News - 18 October 2022 - Webredactie

There have been intense debates among the general public and people involved in data science about the right way to deal with vast volumes of data using modern tools and techniques to find unseen patterns and derive meaningful information. Scandals about the misuse of data and abusive practices around data have led to a slew of new ethical and legal frameworks which attempt to govern data science practices. Yet there is little available research on how these legal and ethical frameworks are implemented in practice. Ben Wagner, assistant professor in the governance of socio-legal systems, wanted to change this.  He wrote a paper about it together with two colleagues from Utrecht University, Maranke Wieringa and Isabelle Fest. 
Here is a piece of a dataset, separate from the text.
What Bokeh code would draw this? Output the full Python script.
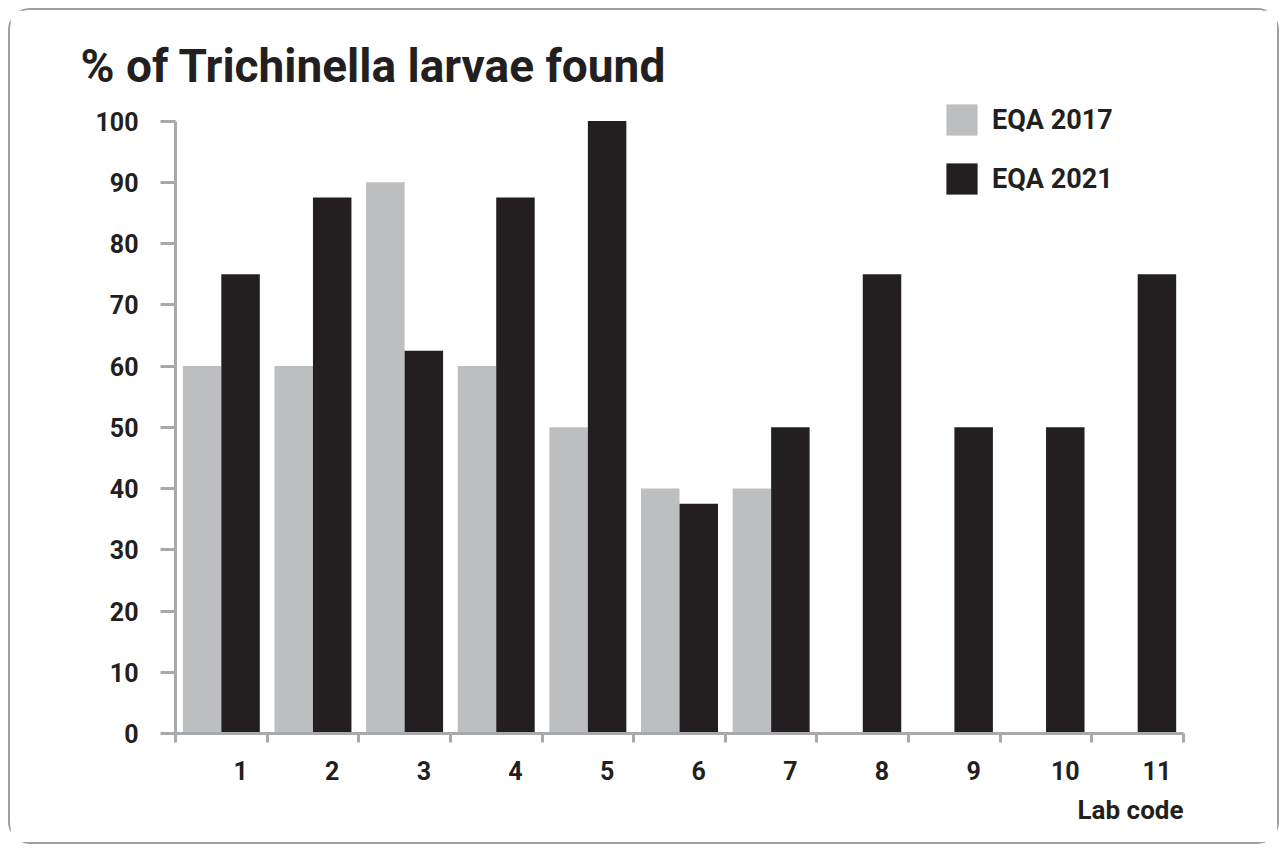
from bokeh.plotting import figure
from bokeh.models import (ColumnDataSource, FixedTicker, CustomJSTickFormatter,
                          Legend, LegendItem, Title, Range1d)
from bokeh.transform import dodge
from bokeh.embed import file_html
from bokeh.resources import INLINE

# ---- data ----
lab_codes = [1, 2, 3, 4, 5, 6, 7, 8, 9, 10, 11]
eqa_2017 = [60, 60, 90, 60, 50, 40, 40, float("nan"), float("nan"), float("nan"), float("nan")]
eqa_2021 = [75, 87.5, 62.5, 87.5, 100, 37.5, 50, 75, 50, 50, 75]
y_ticks = [0, 10, 20, 30, 40, 50, 60, 70, 80, 90, 100]
series_names = ["EQA 2017", "EQA 2021"]
title_text = "% of Trichinella larvae found"
x_title = "Lab code"

GRAY = "#bcbec0"
BLACK = "#231f20"
AXIS = "#a7a9ac"
FONT = "Roboto"

src = ColumnDataSource(dict(x=lab_codes, a=eqa_2017, b=eqa_2021))

p = figure(width=1271, height=836,
           x_range=Range1d(0.5, 11.5), y_range=Range1d(0, 104),
           output_backend="svg", toolbar_location=None,
           min_border_left=165, min_border_right=98,
           min_border_top=86, min_border_bottom=113,
           styles={"border": "2px solid #9d9fa2", "border-radius": "22px",
                   "margin": "8px 0px 0px 8px"})

r1 = p.vbar(x=dodge("x", -0.21, range=p.x_range), top="a", width=0.42,
            source=src, fill_color=GRAY, line_color=None)
r2 = p.vbar(x=dodge("x", 0.21, range=p.x_range), top="b", width=0.42,
            source=src, fill_color=BLACK, line_color=None)

p.xgrid.visible = False
p.ygrid.visible = False
p.outline_line_color = None

# title
p.title.text = title_text
p.title.align = "left"
p.title.offset = -95
p.title.standoff = 7
p.title.text_font = FONT
p.title.text_font_size = "46px"
p.title.text_font_style = "bold"
p.title.text_color = BLACK

# y axis
ya = p.yaxis[0]
ya.ticker = FixedTicker(ticks=y_ticks, minor_ticks=[])
ya.bounds = (0, 100)
ya.axis_line_color = AXIS
ya.axis_line_width = 3
ya.major_tick_line_color = AXIS
ya.major_tick_line_width = 3
ya.major_tick_out = 15
ya.major_tick_in = 0
ya.minor_tick_line_color = None
ya.major_label_standoff = 22
ya.major_label_text_font = FONT
ya.major_label_text_font_size = "25px"
ya.major_label_text_font_style = "bold"
ya.major_label_text_color = BLACK

# x axis
xa = p.xaxis[0]
xa.ticker = FixedTicker(ticks=[c + 0.21 for c in lab_codes],
                        minor_ticks=[c - 0.5 for c in lab_codes] + [lab_codes[-1] + 0.5])
xa.formatter = CustomJSTickFormatter(code="return String(Math.round(tick - 0.21));")
xa.axis_line_color = AXIS
xa.axis_line_width = 3
xa.major_tick_line_color = None
xa.major_tick_out = 0
xa.major_tick_in = 0
xa.minor_tick_line_color = AXIS
xa.minor_tick_line_width = 3
xa.minor_tick_out = 9
xa.minor_tick_in = 0
xa.major_label_standoff = 18
xa.major_label_text_font = FONT
xa.major_label_text_font_size = "25px"
xa.major_label_text_font_style = "bold"
xa.major_label_text_color = BLACK

p.add_layout(Title(text=x_title, align="right", text_font=FONT,
                   text_font_size="26px", text_font_style="bold",
                   text_color=BLACK, standoff=20), "below")

legend = Legend(items=[LegendItem(label=series_names[0], renderers=[r1]),
                       LegendItem(label=series_names[1], renderers=[r2])],
                location=(767, 535), orientation="vertical",
                glyph_width=39, glyph_height=39, label_height=39,
                spacing=20, label_standoff=11, padding=0, margin=0,
                border_line_color=None, background_fill_alpha=0,
                label_text_font=FONT, label_text_font_size="27px",
                label_text_font_style="bold", label_text_color=BLACK)
p.add_layout(legend)

open("out.html", "w").write(file_html(p, INLINE))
Wagner: “Recent years have seen a massive growth in ethical and legal frameworks to govern data science practices. This paper looks at two cases in The Netherlands: public sector data professionals at municipalities and the Dutch Police. The paper concludes that there is a wide gap between legal and ethical governance rules and the everyday practices. For example, we encountered practitioners who wanted to be more ethical in how they manage and process data, but didn’t know how to do so in practice. In consequence, legal and ethical frameworks are integrated implicitly, subtly influencing decision-making. While this is good in terms of getting new values considered as part of public sector decision-making, its highly problematic in terms of reliability and accountability, as you can’t rely on these types of implicit considerations systematically. In response to these problematic situations, public sector institutions tend to create specialised units with specialised expertise in data protection or ethics, however based on our research this is the wrong approach. Instead, these situations are so common for public sector data professionals there is a need to mainstream literacy, rather than focus on specialisation.”